More intrepid hikers can brave the network of ropes and tethers that lead to the bottom of the falls, and find a rewarding quiet at the base. A fine mist keeps the trail slick and cool, so bundle up and proceed carefully. The view is worth the effort: Silvery ribbons shimmer down, catching glints of sunlight as they fall. Birches glow in the shadows, while soft celadon moss creeps up their trunks. Ferns blanket the blue-gray rocks, and scarlet berries brighten bare branches.

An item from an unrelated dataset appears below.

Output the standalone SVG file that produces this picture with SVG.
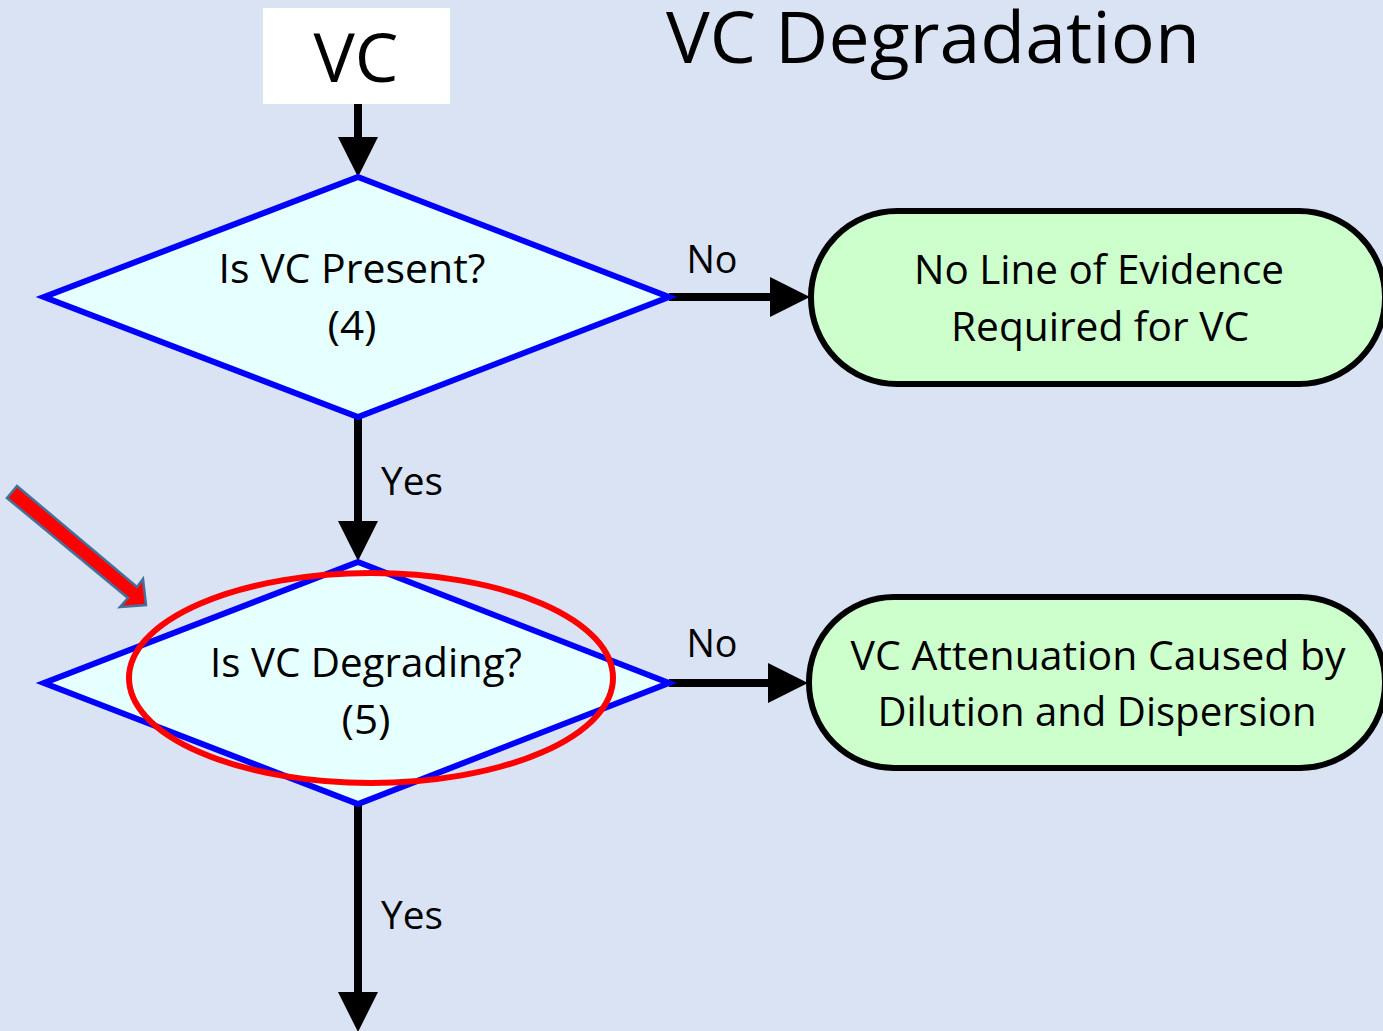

In addition to transforming the woodland scenery, wintery weather may cause road closures on the Blue Ridge Parkway. But these cooler conditions also offer hikers a unique opportunity: Foot traffic is allowed on the parkway when cars are not, which means that hikers can enjoy unobstructed vistas without hurry. In the fall, the landscape opens, and hikers can take their time as they admire the rolling ridges of the mountains in shades of emerald, ultramarine, and violet. (Check the Blue Ridge Parkway website for road closure details.)
If you want to take a sip of history, sample the moonshine at Elevated Mountain Distillery. The Discovery Channel recently filmed an episode of “Moonshiners” documenting Maggie Valley’s most notorious native son, “Popcorn” Sutton. Popcorn was a moonshining genius who once famously boasted, “Jesus turned water into wine, I turned it into likker.”
Angel, who knew Popcorn (and has one of his stills), learned how to make moonshine the old-fashioned way from a one-armed man in the mountains. He returned to his Maggie Valley roots to found Elevated Mountain Distillery, and he describes the distilling process as both science and art. “Chemistry drives the process,” he explains, “but the art makes it special.”
The water Angel uses for his distillery has an extraordinary source. Haywood County, he notes, is one of very few headwater counties in the whole country, which means that all the water begins there and flows out.
Elevated Mountain focuses on whiskey, vodka, craft cocktails, and flavored moonshines, but it also doubles as an event space for the community. In addition to doing tasting tours, they host live music, local food trucks, and reunions. An ordained minister, Angel has “done his share of weddings” in the distillery and has even officiated at funerals for people who want to “make it more of a celebration, to come and have fun.”
Need some ideas for fun with the whole family? Head to Market Square in the heart of town. Sample Jelly Bellie’s ice cream and candy, get hot chocolate or coffee at Sippers in the Valley, or stop for a meal at Café Italiano or Guayabitos. Guests can wander from store to store to find an assortment of treasures, from swords at Papa Rosa’s Little Knife Store to ski apparel at Maggie Valley Skis and Tees to herbal supplements at Wild Market.
Other local establishments include Maggie Mountaineer Crafts (founded in 1950), Joey’s Pancakes (serving breakfast since 1966), and Maggie Valley Festival Grounds. The Festival Grounds is an excellent spot to catch a show, but other venues like Stompin Grounds and Valley Tavern host music all year-round.
Dale’s Wheels Through Time Museum is home to the world’s premier collection of rare American vintage motorcycles. It’s worth a visit, even if you aren’t into motorcycles. The museum, a family-run nonprofit, is home to a priceless collection of motorcycle memorabilia, including the bike that Evel Knievel used for his final three jumps.
Luckily, in Maggie Valley, you’ve got options. And no matter which shops or restaurants you visit, whether you hike, ski, or sip moonshine, this way-off-the-beaten path mountain town is sure to charm.